The film is like a meta-narrative with the older Cole Porter feeling the need to portray things differently or finding the act of watching his life played out before him too disturbing. The director – Angel Gabriel (Jonathan Pryce) however, categorically tells him that he cannot interfere because his story will be reinterpreted based on what others feel. Also, once a story is in the public domain (and sometimes even when it’s not) one can take artistic liberties with a narrative. This is true of the film and every biopic.

However, while making the biography a review by the older self of the real-life persona is a refreshing take, it makes it hard for the viewer to relate to the characters on the screen because of the alienating effect of seeing the older Cole Porter questioning his life. It is nevertheless, more realistic in its portrayal than his contemporaries who romanticised his story. In fact, there is a scene in the film wherein Cole and Linda watch a private screening of Night and Day and wryly comment on how sugary a portrayal it is and yet how it is flattering to have yourself immortalised as Cary Grant.

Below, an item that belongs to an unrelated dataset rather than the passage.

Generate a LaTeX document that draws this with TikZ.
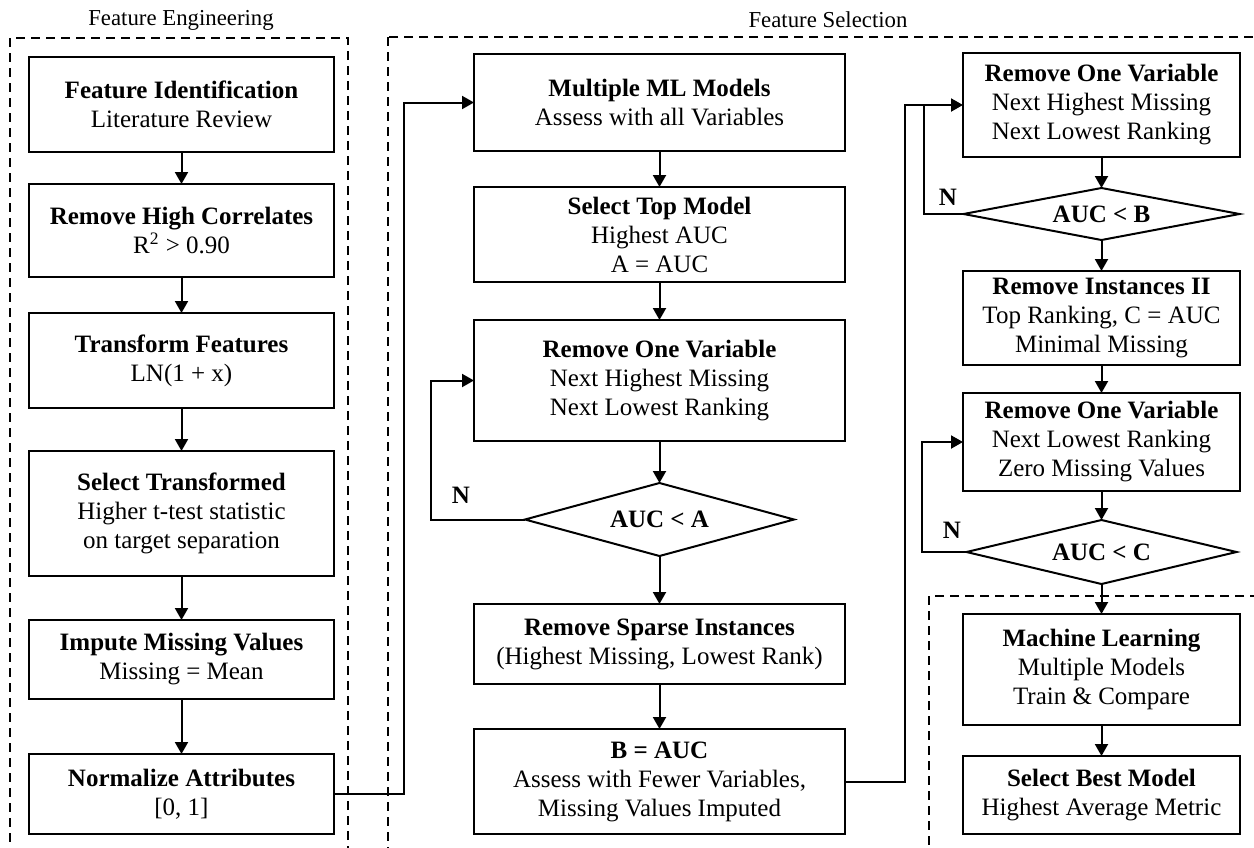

One must also remember Brecht who spoke about how the alienation effect in theatre was necessary to keep the audience from being sucked into the story. Instead, they should reason and question what they are seeing. So also here, while watching De-Lovely one can’t help but ponder over their relationship and wonder why Cole and Linda chose to be with each other. It is thus a unique portrayal of a person’s life through their own eyes and their music.

De-Lovely has Cole Porter’s music performed by contemporary singers who play the role of club singers and actors in his productions, it shows how contemporary and popular his music still is.

A special mention: the make-up. It is very realistically done and shows the aging of the characters really well.